The mighty American consumer is “impaled on Peak Debt,” our own David Stockman begs to differ.
“Debt-encumbered American consumers are terminal. They are dropping, not shopping, because this entire so-called recovery has been wasted. That is, consumers can’t spend energetically, because there has been no significant deleveraging since the 2008 crisis.”
Indeed, American households are back in hock to the same extent they were just before the Panic of ’08…
Household debt, 1987-present
Let’s take each of those categories one by one…
For the first time since 2008, credit card debt recently surpassed the $1 trillion mark, according to the Fed’s own numbers. Among cardholders carrying a balance, the average balance is $9,600
The credit-reporting agency Experian recently said average mortgage debt nationwide is now $196,014 — up more than 6% since 2008
The number of Americans defaulting on their student loans leaped by 17% last year, according to the Consumer Federation of America. Default means no payment for the last nine months. At least 4.2 million borrowers are in that fix.

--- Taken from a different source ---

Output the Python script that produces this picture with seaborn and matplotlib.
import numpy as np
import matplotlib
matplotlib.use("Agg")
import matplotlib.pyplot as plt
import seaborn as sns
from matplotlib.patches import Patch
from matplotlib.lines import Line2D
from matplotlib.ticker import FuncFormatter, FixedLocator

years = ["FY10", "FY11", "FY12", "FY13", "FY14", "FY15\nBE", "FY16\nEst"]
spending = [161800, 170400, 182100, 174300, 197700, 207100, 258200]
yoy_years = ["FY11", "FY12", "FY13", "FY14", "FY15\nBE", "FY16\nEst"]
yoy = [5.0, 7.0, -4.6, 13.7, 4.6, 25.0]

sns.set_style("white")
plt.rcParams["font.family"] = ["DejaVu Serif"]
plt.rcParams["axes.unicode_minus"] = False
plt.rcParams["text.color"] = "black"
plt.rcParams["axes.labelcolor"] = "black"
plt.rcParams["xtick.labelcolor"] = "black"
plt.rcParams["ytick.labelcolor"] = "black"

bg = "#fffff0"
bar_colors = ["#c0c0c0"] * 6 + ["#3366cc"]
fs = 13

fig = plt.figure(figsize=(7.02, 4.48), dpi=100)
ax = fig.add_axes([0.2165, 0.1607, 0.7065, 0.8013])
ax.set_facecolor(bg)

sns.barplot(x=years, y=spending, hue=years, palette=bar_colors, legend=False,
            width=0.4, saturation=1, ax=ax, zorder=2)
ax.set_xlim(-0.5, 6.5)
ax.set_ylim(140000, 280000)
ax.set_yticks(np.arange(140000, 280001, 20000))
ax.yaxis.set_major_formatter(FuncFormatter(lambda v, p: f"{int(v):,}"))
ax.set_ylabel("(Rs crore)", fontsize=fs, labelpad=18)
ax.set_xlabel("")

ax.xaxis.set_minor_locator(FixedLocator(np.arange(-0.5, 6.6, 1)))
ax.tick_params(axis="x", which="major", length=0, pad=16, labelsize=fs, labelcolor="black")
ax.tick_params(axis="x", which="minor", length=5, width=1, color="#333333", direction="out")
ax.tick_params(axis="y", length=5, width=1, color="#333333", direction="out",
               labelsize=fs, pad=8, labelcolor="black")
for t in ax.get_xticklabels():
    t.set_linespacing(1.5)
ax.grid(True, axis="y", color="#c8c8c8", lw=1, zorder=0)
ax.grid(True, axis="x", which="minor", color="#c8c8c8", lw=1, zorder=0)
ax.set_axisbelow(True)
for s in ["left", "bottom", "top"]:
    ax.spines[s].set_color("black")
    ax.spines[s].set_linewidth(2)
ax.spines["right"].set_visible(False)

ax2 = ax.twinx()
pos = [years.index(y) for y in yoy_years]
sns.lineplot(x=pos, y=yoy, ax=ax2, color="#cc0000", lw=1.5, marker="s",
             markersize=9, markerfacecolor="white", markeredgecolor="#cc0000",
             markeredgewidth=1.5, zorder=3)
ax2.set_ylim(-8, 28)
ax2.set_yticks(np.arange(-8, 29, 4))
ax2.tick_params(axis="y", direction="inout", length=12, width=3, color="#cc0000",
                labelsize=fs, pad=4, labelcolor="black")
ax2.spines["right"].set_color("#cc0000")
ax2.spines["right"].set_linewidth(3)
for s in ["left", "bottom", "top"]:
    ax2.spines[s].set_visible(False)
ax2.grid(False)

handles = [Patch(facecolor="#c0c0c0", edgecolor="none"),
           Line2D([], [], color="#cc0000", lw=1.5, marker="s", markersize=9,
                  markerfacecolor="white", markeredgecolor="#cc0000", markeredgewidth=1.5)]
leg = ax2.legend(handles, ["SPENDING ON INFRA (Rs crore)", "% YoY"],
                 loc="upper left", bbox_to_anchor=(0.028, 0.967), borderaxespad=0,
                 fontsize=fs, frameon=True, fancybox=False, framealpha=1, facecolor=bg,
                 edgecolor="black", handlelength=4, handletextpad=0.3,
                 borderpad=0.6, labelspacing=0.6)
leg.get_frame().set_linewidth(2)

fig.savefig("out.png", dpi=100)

Oh, let’s not forget auto loans — an area where the major banks are seriously pulling in their horns.
Auto loan originations at Wells Fargo are down 29% from a year earlier… and WF is one of the biggest auto lenders. Similar numbers are showing up at other lenders, too.
Fewer loans are translating to fewer auto sales. Detroit’s Big Three reported their April sales numbers earlier this week, and they were dismal.
“The declines are mostly occurring in lending to riskier borrowers, in particular those with low credit scores, where lending had ramped up for years,” says this morning’s Wall Street Journal. The subprime auto bubble, which we spotted here in The 5 3½ years ago, is finally bursting.
Some lenders are even pulling back on higher-quality prime loans. “The auto business just isn’t as attractive right now,” Fifth Third Bancorp CEO Greg Carmichael tells the Journal. What’s more, banks are reporting higher losses on defaulted auto loans.
The tapping out of the American consumer couldn’t be happening at a worse time for U.S. retailers.